Our first commercial plant is estimated to capture ~1 ton CO2 / day, and that is with a very small tower. If all 2M towers in the US were the same size as our smallest one, we could capture 730M tons of CO2 / year, but we know that is a conservative assumption because many cooling towers are larger than the one we're starting with.
For example, one of the larger plants we've talked to runs a cooling tower that can capture ~44,000 tons of CO2 / year. This plant is a small power generation plant attached to a university, but let's assume it represents the cooling towers of all power plants.
There are 23,000 power plants in the US. Assuming they all have a cooling tower capable of capturing 44,000 tons of CO2 / year and all the rest of the cooling towers in the US are of the small size I mentioned above, our annual capture amount grows to:
[23,000 power plant towers * 44,000 tons/tower] + [1.9 other towers * 365 tons/tower] = 1.7B tons of CO2 captured / year with cooling towers.
Our estimate will get closer to the truth as we continue to understand the range of cooling tower sizes available on the market.
It's worth saying: for humans to meaningfully reverse climate change, we need many groups of people taking many shots on goal for us to be successful. I believe Noya has a critical technology that will play an important role in solving this problem, and I'm excited to be joined by many other amazing founders with fantastic technologies in this adventure.
US CO2 consumption is ~64M tons / year, so 730M tons >> current US production.
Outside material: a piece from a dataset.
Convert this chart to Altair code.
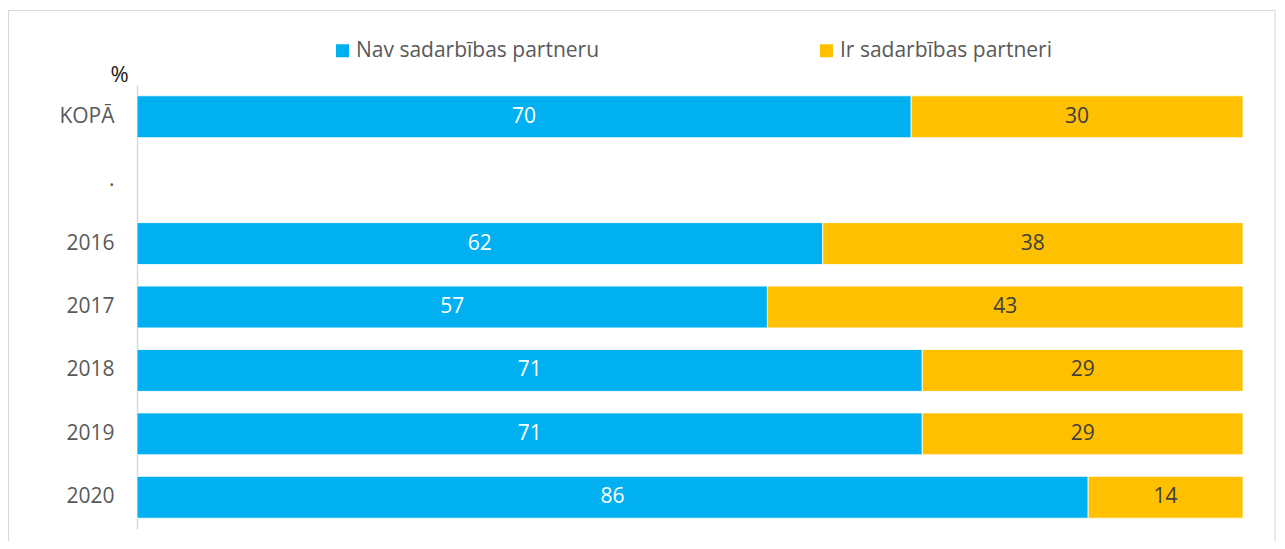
import altair as alt
import pandas as pd

categories = ["KOPĀ", ".", "2016", "2017", "2018", "2019", "2020"]
bar_cats = ["KOPĀ", "2016", "2017", "2018", "2019", "2020"]
series = ["Nav sadarbības partneru", "Ir sadarbības partneri"]
nav_values = [70, 62, 57, 71, 71, 86]
ir_values = [30, 38, 43, 29, 29, 14]
colors = ["#00B0F0", "#FFC000"]
label_colors = ["#FFFFFF", "#404040"]

rows = []
for c, a, b in zip(bar_cats, nav_values, ir_values):
    rows.append({"cat": c, "series": series[0], "value": a, "order": 0})
    rows.append({"cat": c, "series": series[1], "value": b, "order": 1})
df = pd.DataFrame(rows)

FONT = "Open Sans"
FS = 21
W, H = 1106, 444
PAD = {"left": 129, "top": 77, "right": 34, "bottom": 12}

y_enc = alt.Y("cat:N", scale=alt.Scale(domain=categories, paddingInner=0.34, paddingOuter=0.17),
              sort=categories,
              axis=alt.Axis(title="%", titleAngle=0, titleAlign="center", titleBaseline="alphabetic",
                            titleX=-18, titleY=-4, titleFont=FONT, titleFontSize=22,
                            titleFontWeight="normal", titleColor="#1a1a1a",
                            labelFont=FONT, labelFontSize=FS, labelColor="#595959",
                            labelPadding=23, ticks=False, domainColor="#D9D9D9",
                            domainWidth=1.5, grid=False))

base = alt.Chart(df).transform_stack(
    stack="value", as_=["x0", "x1"], groupby=["cat"], sort=[alt.SortField("order")]
).transform_calculate(mid="(datum.x0 + datum.x1) / 2")

bars = base.mark_bar(stroke="white", strokeWidth=0.8).encode(
    y=y_enc,
    x=alt.X("x0:Q", scale=alt.Scale(domain=[0, 100], nice=False, zero=True), axis=None),
    x2="x1:Q",
    color=alt.Color("series:N", scale=alt.Scale(domain=series, range=colors),
                    sort=series,
                    legend=alt.Legend(title=None, orient="none", direction="horizontal",
                                      legendX=195, legendY=-45, padding=0,
                                      symbolType="square", symbolSize=169, symbolStrokeWidth=0,
                                      labelFont=FONT, labelFontSize=FS, labelColor="#595959",
                                      labelLimit=0, labelOffset=3, columnPadding=216)),
)

labels = base.mark_text(font=FONT, fontSize=FS, baseline="middle", align="center").encode(
    y=alt.Y("cat:N", sort=categories),
    x=alt.X("mid:Q"),
    text=alt.Text("value:Q"),
    color=alt.Color("series:N", scale=alt.Scale(domain=series, range=label_colors), legend=None),
)

frame = alt.Chart(pd.DataFrame({"a": [0]})).mark_rect(
    fillOpacity=0, stroke="#D9D9D9", strokeWidth=1.2
).encode(
    x=alt.value(-128.5), x2=alt.value(W + 32), y=alt.value(-74.5), y2=alt.value(H + 30)
)

chart = alt.layer(frame, bars, labels).resolve_scale(color="independent").properties(
    width=W, height=H,
    autosize=alt.AutoSizeParams(type="none"),
    padding=PAD,
).configure_view(stroke=None)

chart.save("out.html", embed_options={"renderer": "svg", "actions": False})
Next step for managing CO2 production is geologic sequestration to ensure we have something to do with all the CO2 we capture!
The energy balance is going to be critical, I agree!
We are still working on finalizing all the inputs for this process, including regeneration amounts, amount of heat added, etc. Based on our early modeling, it seems the amount of heat generated from the capture will be negligible since the amount of CO2 moving through our system is much smaller than the amount of water available to provide cooling.
Our chemicals have anti-scaling properties, and we're working to understand corrosion across many different material types to ensure we don't cause more problems than we're solving.
It'll also be interesting to balance the use of that land for trees vs. solar/wind as well. We'll need to put a lot of land to use to generate electricity, and some of corn's space might be occupied by that instead.